The NSW State Emergency Service was so overwhelmed by calls for help during record floods this year that it turned off its jobs deployment system, a key report has found.
But despite multiple failures by the agency identified in the report, NSW Premier Dominic Perrottet says SES boss Carlene York still has his support.
“Carlene is a great commissioner of the State Emergency Service,” Perrottet said. “She’s a strong leader of that organisation. She coordinates and shows incredible leadership in relation to our front-line volunteer service.”
NSW Premier Dominic Perrottet released the report into the flood on Wednesday. Credit:Elise Derwin
The Independent Flood Inquiry report, published on Wednesday, was scathing of the SES and said it failed to use many of the resources that were available to it.
It also found that the agency failed to adhere to current emergency management arrangements, that flood rescues were not conducted in line with policy, and that the SES was unable to coordinate multiple flood rescues.
In Lismore on Wednesday, report co-author and former police commissioner Mick Fuller said the fact the SES had turned off their system for logging calls from the public who needed help was “just not good enough for the community”.
“I heard evidence directly from unit leaders where they had turned off BEACON, the main system for calls for service, because they were overwhelmed,” he said. “We heard evidence that Up to 3000 calls for service were lost in Lismore alone, in terms of people requiring flood rescue.”
Local Labor state member Janelle Saffin said the emergency response to the February-March floods was “a systemic public administration failure, just failure. There’s no sugar-coating it.
“The findings and recommendations are consistent with our experience,” she said. “What the findings showed was an absence of preparedness, an absence of appropriate response, at every level. There was no preparedness or planning for “what if”.
Fuller said that, during the February-March floods in the Northern Rivers, police had not considered taking over management of the emergency because the SES and other agencies felt “the matter was in hand”.
Flooding in Lismore in March.Credit:Getty
Under the State Emergency and Rescue Management Act, the state emergency operations controller – normally a deputy police commissioner- can request to take over control of an emergency response. Fuller said it was very rare for that to occur, although it had happened once before during a 2012 flood.

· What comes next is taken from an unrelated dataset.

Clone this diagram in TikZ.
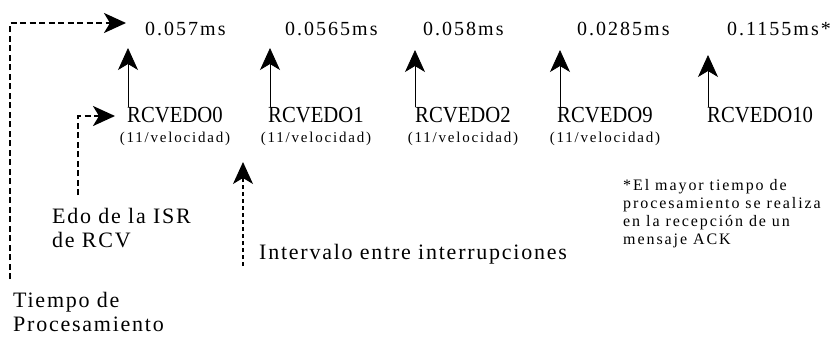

An NSW SES spokesperson said York “remained committed as NSW SES commissioner” and that the agency had responded to the Northern Rivers flood with all available assets and personnel. It had also moved additional resources, including from other agencies, into the area.
“This was at a time when the NSW SES was also operational on the Central Coast, Mid North Coast and in metropolitan areas. Hundreds of NSW SES personnel were involved in the floods and worked alongside other agencies in support of the response,” the spokesperson said.
“During the flood emergency, NSW SES responded in accordance with existing emergency management arrangements.”
The spokesperson said many of the recommendations and findings in the report were in line with an inquiry conducted into the 2021 flooding event by the Australasian Fire and Emergency Service Authorities Council. The SES said on the back of that report it had asked the state government for increased resourcing, capability, capacity, facilities and local community support and services.
“The NSW SES is already proactively positioned to address both the AFAC review and a number of the findings of the parliamentary and independent inquiries.” the spokesperson said.
The report also recommended the Bureau of Meteorology take over the running and maintenance of as many river and rain gauges in NSW as possible, which are currently owned and managed by a number of different agencies.
“We do need to have a bigger gauge network,” report co-author Mary O’Kane said, adding the information from more gauges would help flood models better predict the extent of a flood. “At the moment that needs to be better in these really big catchments, like we have here.
Saffin welcomed that recommendation.
“The gauges are a disaster, but we’ve got to know what the BOM are doing,” she said. “We’ve got to see in real-time how they look after the gauges. We didn’t have gauges in some places, and in others, they didn’t work … there was a lack of preparedness, almost bordering on indifference. Someone has got to be responsible for them.”
The report recommended that a new deputy police commissioner be appointed full-time to emergency and disaster management under the recommendations.
It also found an independent audit of NSW rescue capability was needed to assess which agency should respond to individual flood rescue requests.
The report also said that there should be a partial merger of the SES and NSW Rural Fire Service back-of-house operations.
The government has indicated it will accept all 28 of the recommendations in the report.
The report also notes that Resilience NSW was unable to perform as intended due to the size and scope of its remit. The primary criticism levied at the agency included its slowness and unresponsiveness in relation to evacuation and recovery centres, clean-up, restoring essential services and issuing grant funding. The recommendations said the agency should be scaled back and its functions reallocated to other departments.
Loss of essential services, including power and telecommunications, also needed to be addressed, with community and emergency service personnel struggling during the 2022 flooding events. The report has recommended greater work be done across governments and industries to ensure there are adequate backup and temporary options available.
The report has recommended a one-size-fits-all disaster app be developed that would allow emergency services to consolidate individual warnings into one location that provides real-time flood warnings.